[Records with drawing code]

"""

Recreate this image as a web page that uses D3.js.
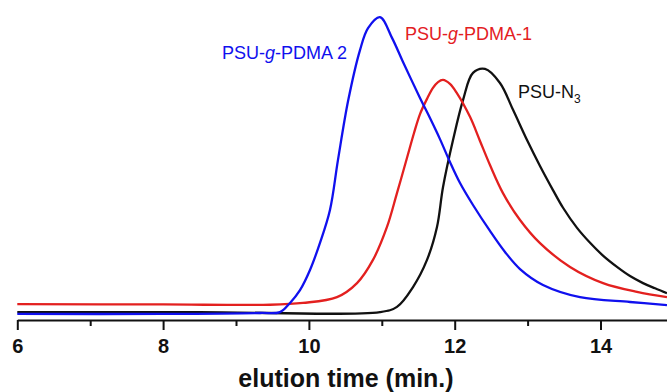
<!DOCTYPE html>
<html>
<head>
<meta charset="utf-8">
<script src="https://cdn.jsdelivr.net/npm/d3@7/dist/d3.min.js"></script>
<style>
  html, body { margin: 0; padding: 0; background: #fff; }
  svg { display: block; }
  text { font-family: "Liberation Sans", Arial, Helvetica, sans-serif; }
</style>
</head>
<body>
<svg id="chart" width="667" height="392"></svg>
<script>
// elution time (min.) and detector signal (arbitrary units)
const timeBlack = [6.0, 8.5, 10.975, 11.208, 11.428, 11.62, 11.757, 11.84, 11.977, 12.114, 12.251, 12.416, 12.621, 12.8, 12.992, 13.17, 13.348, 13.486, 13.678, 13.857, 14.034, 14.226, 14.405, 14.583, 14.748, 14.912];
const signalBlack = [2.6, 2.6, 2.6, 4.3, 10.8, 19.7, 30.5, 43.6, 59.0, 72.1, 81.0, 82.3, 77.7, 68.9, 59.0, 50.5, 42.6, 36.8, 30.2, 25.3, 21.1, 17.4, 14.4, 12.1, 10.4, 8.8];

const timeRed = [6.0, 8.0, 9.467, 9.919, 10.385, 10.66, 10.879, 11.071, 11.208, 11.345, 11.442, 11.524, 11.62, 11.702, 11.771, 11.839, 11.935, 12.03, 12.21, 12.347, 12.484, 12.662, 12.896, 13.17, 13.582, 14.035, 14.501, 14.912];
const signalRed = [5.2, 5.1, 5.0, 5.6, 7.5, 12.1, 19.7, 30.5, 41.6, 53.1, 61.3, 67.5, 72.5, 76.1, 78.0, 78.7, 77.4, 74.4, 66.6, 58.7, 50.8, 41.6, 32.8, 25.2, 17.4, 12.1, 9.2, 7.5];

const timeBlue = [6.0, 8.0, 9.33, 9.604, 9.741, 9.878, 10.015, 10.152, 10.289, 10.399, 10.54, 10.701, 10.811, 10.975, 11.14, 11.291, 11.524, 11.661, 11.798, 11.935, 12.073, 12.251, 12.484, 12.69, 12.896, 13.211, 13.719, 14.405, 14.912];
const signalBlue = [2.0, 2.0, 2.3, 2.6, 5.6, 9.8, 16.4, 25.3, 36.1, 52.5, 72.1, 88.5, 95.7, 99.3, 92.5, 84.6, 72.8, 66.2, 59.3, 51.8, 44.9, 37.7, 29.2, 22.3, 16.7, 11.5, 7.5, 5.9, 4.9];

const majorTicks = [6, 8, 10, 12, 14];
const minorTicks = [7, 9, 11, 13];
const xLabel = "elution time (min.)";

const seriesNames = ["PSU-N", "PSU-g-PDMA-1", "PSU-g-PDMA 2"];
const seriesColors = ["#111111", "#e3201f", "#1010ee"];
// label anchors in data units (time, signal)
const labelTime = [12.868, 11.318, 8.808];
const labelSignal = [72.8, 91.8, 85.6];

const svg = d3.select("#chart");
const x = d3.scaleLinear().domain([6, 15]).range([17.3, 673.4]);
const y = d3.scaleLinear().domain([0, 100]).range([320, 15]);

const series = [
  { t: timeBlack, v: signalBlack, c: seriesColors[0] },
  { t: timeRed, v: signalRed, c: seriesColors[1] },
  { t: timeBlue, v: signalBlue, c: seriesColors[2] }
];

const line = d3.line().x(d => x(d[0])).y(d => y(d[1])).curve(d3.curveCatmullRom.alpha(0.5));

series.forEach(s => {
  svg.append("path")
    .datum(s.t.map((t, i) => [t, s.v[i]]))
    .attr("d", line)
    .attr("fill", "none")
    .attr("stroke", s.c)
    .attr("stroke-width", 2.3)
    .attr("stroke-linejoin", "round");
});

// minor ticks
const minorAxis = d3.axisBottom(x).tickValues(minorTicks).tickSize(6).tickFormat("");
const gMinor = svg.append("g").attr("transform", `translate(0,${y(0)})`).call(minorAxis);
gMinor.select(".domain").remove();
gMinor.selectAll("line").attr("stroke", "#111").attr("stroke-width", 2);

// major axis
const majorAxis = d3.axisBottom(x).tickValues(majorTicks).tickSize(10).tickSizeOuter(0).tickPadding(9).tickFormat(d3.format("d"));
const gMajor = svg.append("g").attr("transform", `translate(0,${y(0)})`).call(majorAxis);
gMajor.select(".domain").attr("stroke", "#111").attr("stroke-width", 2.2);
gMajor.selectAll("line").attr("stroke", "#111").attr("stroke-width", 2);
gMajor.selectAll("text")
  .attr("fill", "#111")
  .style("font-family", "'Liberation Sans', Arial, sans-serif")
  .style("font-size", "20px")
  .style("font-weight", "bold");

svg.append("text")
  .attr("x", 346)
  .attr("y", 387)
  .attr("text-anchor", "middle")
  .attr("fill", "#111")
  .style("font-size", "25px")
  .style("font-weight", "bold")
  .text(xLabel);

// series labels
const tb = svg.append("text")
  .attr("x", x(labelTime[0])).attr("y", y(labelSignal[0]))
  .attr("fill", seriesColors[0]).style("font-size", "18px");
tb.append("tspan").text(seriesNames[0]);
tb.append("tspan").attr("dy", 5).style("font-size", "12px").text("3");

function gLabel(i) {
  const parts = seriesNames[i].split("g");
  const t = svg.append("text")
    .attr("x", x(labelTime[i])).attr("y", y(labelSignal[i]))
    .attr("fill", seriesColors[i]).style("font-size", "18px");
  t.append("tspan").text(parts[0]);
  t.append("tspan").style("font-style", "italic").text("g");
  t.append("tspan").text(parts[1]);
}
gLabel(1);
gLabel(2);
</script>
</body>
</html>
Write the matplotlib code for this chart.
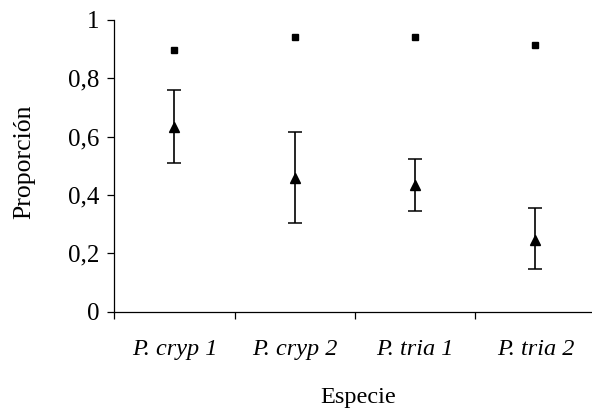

"""

Search the records for the word "this", then list every line that has it.

Recreate this image as a web page that uses D3.js.
Write the matplotlib code for this chart.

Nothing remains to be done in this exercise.